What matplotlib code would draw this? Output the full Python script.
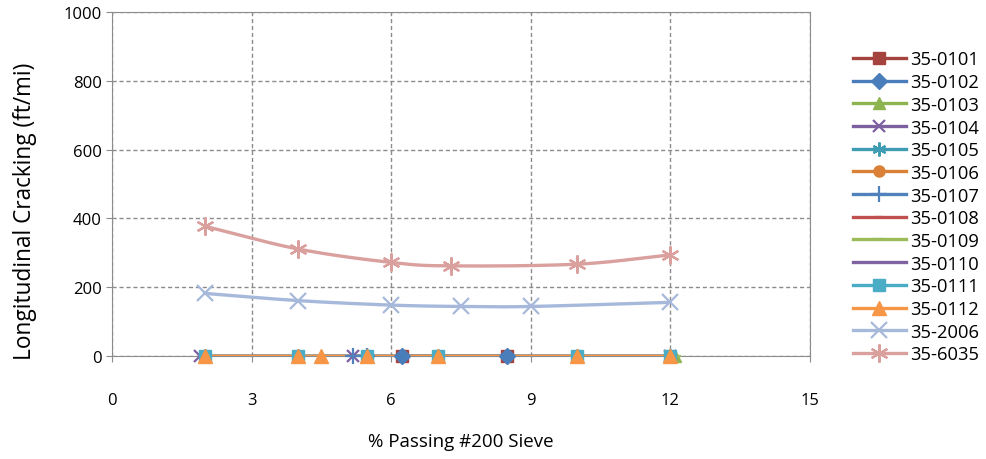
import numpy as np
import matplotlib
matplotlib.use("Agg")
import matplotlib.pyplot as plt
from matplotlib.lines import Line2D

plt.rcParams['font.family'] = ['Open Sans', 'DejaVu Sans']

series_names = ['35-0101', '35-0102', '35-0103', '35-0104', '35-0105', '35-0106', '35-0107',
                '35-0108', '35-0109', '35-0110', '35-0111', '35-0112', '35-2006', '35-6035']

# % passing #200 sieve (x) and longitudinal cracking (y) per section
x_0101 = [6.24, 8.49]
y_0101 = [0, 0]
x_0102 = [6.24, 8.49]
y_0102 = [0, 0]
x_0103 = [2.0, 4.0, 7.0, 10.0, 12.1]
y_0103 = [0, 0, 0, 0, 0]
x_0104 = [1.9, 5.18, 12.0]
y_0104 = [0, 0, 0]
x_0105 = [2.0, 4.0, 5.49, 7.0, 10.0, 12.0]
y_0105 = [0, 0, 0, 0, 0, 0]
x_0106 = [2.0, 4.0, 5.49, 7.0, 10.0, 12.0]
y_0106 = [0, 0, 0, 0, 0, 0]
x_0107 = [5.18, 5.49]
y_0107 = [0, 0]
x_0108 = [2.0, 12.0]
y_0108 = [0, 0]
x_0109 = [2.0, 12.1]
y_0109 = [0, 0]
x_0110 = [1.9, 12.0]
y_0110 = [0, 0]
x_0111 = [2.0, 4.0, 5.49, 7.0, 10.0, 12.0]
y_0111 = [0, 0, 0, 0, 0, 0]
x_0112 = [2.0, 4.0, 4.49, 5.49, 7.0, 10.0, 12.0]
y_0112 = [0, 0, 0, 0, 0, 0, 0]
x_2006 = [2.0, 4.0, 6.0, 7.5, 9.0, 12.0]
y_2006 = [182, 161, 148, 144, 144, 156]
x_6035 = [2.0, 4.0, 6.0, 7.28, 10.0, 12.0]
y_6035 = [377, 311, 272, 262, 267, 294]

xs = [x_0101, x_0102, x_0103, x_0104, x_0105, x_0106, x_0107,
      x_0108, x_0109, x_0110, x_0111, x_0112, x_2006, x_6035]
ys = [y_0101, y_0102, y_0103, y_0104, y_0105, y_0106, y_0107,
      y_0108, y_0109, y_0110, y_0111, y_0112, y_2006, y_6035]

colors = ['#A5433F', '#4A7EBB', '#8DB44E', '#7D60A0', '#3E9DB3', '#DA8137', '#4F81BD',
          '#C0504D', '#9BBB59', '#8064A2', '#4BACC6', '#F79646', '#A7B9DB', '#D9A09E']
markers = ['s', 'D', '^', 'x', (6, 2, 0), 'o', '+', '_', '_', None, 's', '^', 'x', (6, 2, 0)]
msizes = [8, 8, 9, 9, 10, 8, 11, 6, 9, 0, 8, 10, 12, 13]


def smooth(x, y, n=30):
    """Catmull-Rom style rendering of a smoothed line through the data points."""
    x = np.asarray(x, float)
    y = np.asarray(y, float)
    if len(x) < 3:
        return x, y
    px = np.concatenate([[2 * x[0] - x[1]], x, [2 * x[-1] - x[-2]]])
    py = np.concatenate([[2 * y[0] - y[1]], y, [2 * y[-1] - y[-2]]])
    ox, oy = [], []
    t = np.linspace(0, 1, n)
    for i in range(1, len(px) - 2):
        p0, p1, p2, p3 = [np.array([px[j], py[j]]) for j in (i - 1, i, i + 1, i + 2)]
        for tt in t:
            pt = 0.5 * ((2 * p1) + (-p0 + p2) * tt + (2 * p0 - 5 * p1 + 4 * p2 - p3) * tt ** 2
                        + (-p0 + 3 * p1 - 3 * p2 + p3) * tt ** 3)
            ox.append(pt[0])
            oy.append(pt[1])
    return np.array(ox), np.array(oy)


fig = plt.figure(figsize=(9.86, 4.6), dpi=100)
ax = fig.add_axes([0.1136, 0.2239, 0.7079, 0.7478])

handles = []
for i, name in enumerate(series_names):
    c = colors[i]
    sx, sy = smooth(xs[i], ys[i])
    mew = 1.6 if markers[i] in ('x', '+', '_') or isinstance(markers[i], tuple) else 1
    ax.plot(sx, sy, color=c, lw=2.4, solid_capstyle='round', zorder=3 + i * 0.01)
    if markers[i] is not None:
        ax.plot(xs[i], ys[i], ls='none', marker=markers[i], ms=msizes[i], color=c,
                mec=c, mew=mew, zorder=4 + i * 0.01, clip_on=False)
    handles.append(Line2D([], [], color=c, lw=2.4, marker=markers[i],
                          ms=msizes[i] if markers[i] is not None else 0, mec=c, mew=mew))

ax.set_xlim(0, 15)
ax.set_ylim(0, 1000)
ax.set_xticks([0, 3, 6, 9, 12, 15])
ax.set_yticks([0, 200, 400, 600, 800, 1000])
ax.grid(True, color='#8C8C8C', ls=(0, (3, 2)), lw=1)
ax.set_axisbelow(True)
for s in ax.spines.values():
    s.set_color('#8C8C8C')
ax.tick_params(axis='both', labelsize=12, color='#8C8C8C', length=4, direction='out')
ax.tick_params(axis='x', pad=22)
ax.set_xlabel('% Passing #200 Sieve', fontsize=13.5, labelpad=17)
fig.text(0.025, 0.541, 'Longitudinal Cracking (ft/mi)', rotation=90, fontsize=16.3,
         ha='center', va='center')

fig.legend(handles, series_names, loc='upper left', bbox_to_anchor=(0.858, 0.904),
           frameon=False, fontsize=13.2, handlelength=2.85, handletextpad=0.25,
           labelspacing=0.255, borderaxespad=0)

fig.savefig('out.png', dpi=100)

--------------------------------

▶ _EXERCISE_
Without the pictures, print the whole listing exactly as given.

▶ _EXERCISE RESPONSE_
What matplotlib code would draw this? Output the full Python script.
import numpy as np
import matplotlib
matplotlib.use("Agg")
import matplotlib.pyplot as plt
from matplotlib.lines import Line2D

plt.rcParams['font.family'] = ['Open Sans', 'DejaVu Sans']

series_names = ['35-0101', '35-0102', '35-0103', '35-0104', '35-0105', '35-0106', '35-0107',
                '35-0108', '35-0109', '35-0110', '35-0111', '35-0112', '35-2006', '35-6035']

# % passing #200 sieve (x) and longitudinal cracking (y) per section
x_0101 = [6.24, 8.49]
y_0101 = [0, 0]
x_0102 = [6.24, 8.49]
y_0102 = [0, 0]
x_0103 = [2.0, 4.0, 7.0, 10.0, 12.1]
y_0103 = [0, 0, 0, 0, 0]
x_0104 = [1.9, 5.18, 12.0]
y_0104 = [0, 0, 0]
x_0105 = [2.0, 4.0, 5.49, 7.0, 10.0, 12.0]
y_0105 = [0, 0, 0, 0, 0, 0]
x_0106 = [2.0, 4.0, 5.49, 7.0, 10.0, 12.0]
y_0106 = [0, 0, 0, 0, 0, 0]
x_0107 = [5.18, 5.49]
y_0107 = [0, 0]
x_0108 = [2.0, 12.0]
y_0108 = [0, 0]
x_0109 = [2.0, 12.1]
y_0109 = [0, 0]
x_0110 = [1.9, 12.0]
y_0110 = [0, 0]
x_0111 = [2.0, 4.0, 5.49, 7.0, 10.0, 12.0]
y_0111 = [0, 0, 0, 0, 0, 0]
x_0112 = [2.0, 4.0, 4.49, 5.49, 7.0, 10.0, 12.0]
y_0112 = [0, 0, 0, 0, 0, 0, 0]
x_2006 = [2.0, 4.0, 6.0, 7.5, 9.0, 12.0]
y_2006 = [182, 161, 148, 144, 144, 156]
x_6035 = [2.0, 4.0, 6.0, 7.28, 10.0, 12.0]
y_6035 = [377, 311, 272, 262, 267, 294]

xs = [x_0101, x_0102, x_0103, x_0104, x_0105, x_0106, x_0107,
      x_0108, x_0109, x_0110, x_0111, x_0112, x_2006, x_6035]
ys = [y_0101, y_0102, y_0103, y_0104, y_0105, y_0106, y_0107,
      y_0108, y_0109, y_0110, y_0111, y_0112, y_2006, y_6035]

colors = ['#A5433F', '#4A7EBB', '#8DB44E', '#7D60A0', '#3E9DB3', '#DA8137', '#4F81BD',
          '#C0504D', '#9BBB59', '#8064A2', '#4BACC6', '#F79646', '#A7B9DB', '#D9A09E']
markers = ['s', 'D', '^', 'x', (6, 2, 0), 'o', '+', '_', '_', None, 's', '^', 'x', (6, 2, 0)]
msizes = [8, 8, 9, 9, 10, 8, 11, 6, 9, 0, 8, 10, 12, 13]


def smooth(x, y, n=30):
    """Catmull-Rom style rendering of a smoothed line through the data points."""
    x = np.asarray(x, float)
    y = np.asarray(y, float)
    if len(x) < 3:
        return x, y
    px = np.concatenate([[2 * x[0] - x[1]], x, [2 * x[-1] - x[-2]]])
    py = np.concatenate([[2 * y[0] - y[1]], y, [2 * y[-1] - y[-2]]])
    ox, oy = [], []
    t = np.linspace(0, 1, n)
    for i in range(1, len(px) - 2):
        p0, p1, p2, p3 = [np.array([px[j], py[j]]) for j in (i - 1, i, i + 1, i + 2)]
        for tt in t:
            pt = 0.5 * ((2 * p1) + (-p0 + p2) * tt + (2 * p0 - 5 * p1 + 4 * p2 - p3) * tt ** 2
                        + (-p0 + 3 * p1 - 3 * p2 + p3) * tt ** 3)
            ox.append(pt[0])
            oy.append(pt[1])
    return np.array(ox), np.array(oy)


fig = plt.figure(figsize=(9.86, 4.6), dpi=100)
ax = fig.add_axes([0.1136, 0.2239, 0.7079, 0.7478])

handles = []
for i, name in enumerate(series_names):
    c = colors[i]
    sx, sy = smooth(xs[i], ys[i])
    mew = 1.6 if markers[i] in ('x', '+', '_') or isinstance(markers[i], tuple) else 1
    ax.plot(sx, sy, color=c, lw=2.4, solid_capstyle='round', zorder=3 + i * 0.01)
    if markers[i] is not None:
        ax.plot(xs[i], ys[i], ls='none', marker=markers[i], ms=msizes[i], color=c,
                mec=c, mew=mew, zorder=4 + i * 0.01, clip_on=False)
    handles.append(Line2D([], [], color=c, lw=2.4, marker=markers[i],
                          ms=msizes[i] if markers[i] is not None else 0, mec=c, mew=mew))

ax.set_xlim(0, 15)
ax.set_ylim(0, 1000)
ax.set_xticks([0, 3, 6, 9, 12, 15])
ax.set_yticks([0, 200, 400, 600, 800, 1000])
ax.grid(True, color='#8C8C8C', ls=(0, (3, 2)), lw=1)
ax.set_axisbelow(True)
for s in ax.spines.values():
    s.set_color('#8C8C8C')
ax.tick_params(axis='both', labelsize=12, color='#8C8C8C', length=4, direction='out')
ax.tick_params(axis='x', pad=22)
ax.set_xlabel('% Passing #200 Sieve', fontsize=13.5, labelpad=17)
fig.text(0.025, 0.541, 'Longitudinal Cracking (ft/mi)', rotation=90, fontsize=16.3,
         ha='center', va='center')

fig.legend(handles, series_names, loc='upper left', bbox_to_anchor=(0.858, 0.904),
           frameon=False, fontsize=13.2, handlelength=2.85, handletextpad=0.25,
           labelspacing=0.255, borderaxespad=0)

fig.savefig('out.png', dpi=100)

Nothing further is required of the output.